* What is needed
Say only how many lines contain the word "page".

* Data supplied
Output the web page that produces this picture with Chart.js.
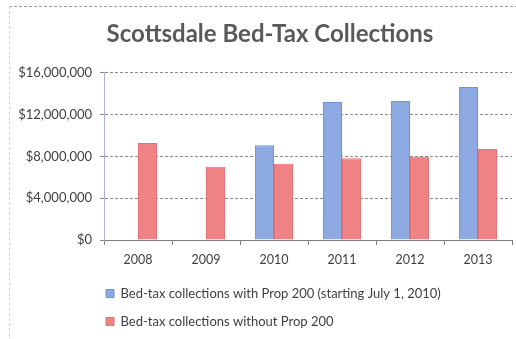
<!DOCTYPE html>
<html>
<head>
<meta charset="utf-8">
<script src="https://cdn.jsdelivr.net/npm/chart.js@4.4.1/dist/chart.umd.min.js"></script>
<style>
  html, body { margin: 0; padding: 0; background: #ffffff; }
  #wrap { position: relative; width: 516px; height: 339px; overflow: hidden; }
  #frame {
    position: absolute; left: 9px; top: 6px; right: -2px; bottom: -2px;
    border-top: 1px dashed #9a9a9a; border-left: 1px dashed #d4d4d4;
  }
  canvas { position: absolute; left: 0; top: 0; }
</style>
</head>
<body>
<div id="wrap">
  <div id="frame"></div>
  <canvas id="chart" width="516" height="339"></canvas>
</div>
<script>
// Fiscal years shown on the category axis
const years = ['2008', '2009', '2010', '2011', '2012', '2013'];

// Collections with Prop 200 in effect (from July 1, 2010)
const withProp200 = [null, null, 9060000, 13200000, 13300000, 14640000];

// Collections that would have come in without Prop 200
const withoutProp200 = [9280000, 7010000, 7300000, 7820000, 7970000, 8710000];

// Value axis ticks and their printed labels
const yTicks = [0, 4000000, 8000000, 12000000, 16000000];
const yTickLabels = ['$0', '$4,000,000', '$8,000,000', '$12,000,000', '$16,000,000'];

const seriesNames = [
  'Bed-tax collections with Prop 200 (starting July 1, 2010)',
  'Bed-tax collections without Prop 200'
];

const FONT = 'Lato, "Open Sans", "Liberation Sans", sans-serif';

// Nudge the title right and place the stacked legend rows under the plot
const blockShift = {
  id: 'blockShift',
  afterLayout(chart) {
    const t = chart.titleBlock;
    if (t) {
      t.left += 10;
      t.right += 10;
    }
    const lg = chart.legend;
    if (lg) {
      const w = lg.right - lg.left;
      lg.left = 91;
      lg.right = lg.left + w;
      lg.top -= 1;
      lg.bottom -= 1;
    }
  }
};

new Chart(document.getElementById('chart'), {
  type: 'bar',
  data: {
    labels: years,
    datasets: [
      {
        label: seriesNames[0],
        data: withProp200,
        backgroundColor: '#8eaae3',
        borderColor: '#6f90d8',
        borderWidth: 1,
        borderSkipped: 'bottom'
      },
      {
        label: seriesNames[1],
        data: withoutProp200,
        backgroundColor: '#ee8285',
        borderColor: '#e66f72',
        borderWidth: 1,
        borderSkipped: 'bottom'
      }
    ]
  },
  plugins: [blockShift],
  options: {
    responsive: false,
    animation: false,
    devicePixelRatio: 1,
    layout: { padding: { left: 8, right: 4, top: 0, bottom: 0 } },
    datasets: {
      bar: { categoryPercentage: 0.56, barPercentage: 1.0 }
    },
    plugins: {
      title: {
        display: true,
        text: 'Scottsdale Bed-Tax Collections',
        color: '#595959',
        font: { family: FONT, size: 24, weight: 'bold' },
        padding: { top: 20, bottom: 24 }
      },
      legend: {
        display: true,
        position: 'bottom',
        align: 'start',
        labels: {
          color: '#404040',
          font: { family: FONT, size: 13 },
          boxWidth: 8,
          boxHeight: 8,
          padding: 15
        }
      },
      tooltip: { enabled: false }
    },
    scales: {
      x: {
        grid: {
          display: true,
          drawOnChartArea: false,
          drawTicks: true,
          tickLength: 5,
          color: '#7f7f7f'
        },
        border: { display: true, color: '#7f7f7f' },
        ticks: {
          color: '#404040',
          font: { family: FONT, size: 12.5 },
          padding: 7
        },
        afterFit(scale) { scale.height -= 1; }
      },
      y: {
        min: 0,
        max: 16000000,
        afterBuildTicks(scale) {
          scale.ticks = yTicks.map(v => ({ value: v }));
        },
        ticks: {
          color: '#404040',
          font: { family: FONT, size: 13 },
          padding: 8,
          callback: (v) => yTickLabels[yTicks.indexOf(v)]
        },
        grid: {
          color: '#8a8a8a',
          tickLength: 4,
          drawTicks: true
        },
        border: { display: true, color: '#a9b5d6', dash: [3, 2] },
        afterFit(scale) { scale.width = 96; }
      }
    }
  }
});
</script>
</body>
</html>
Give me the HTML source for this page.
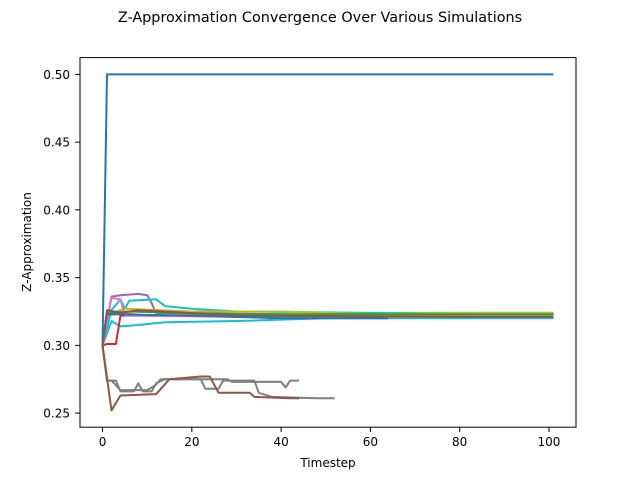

* Final result
2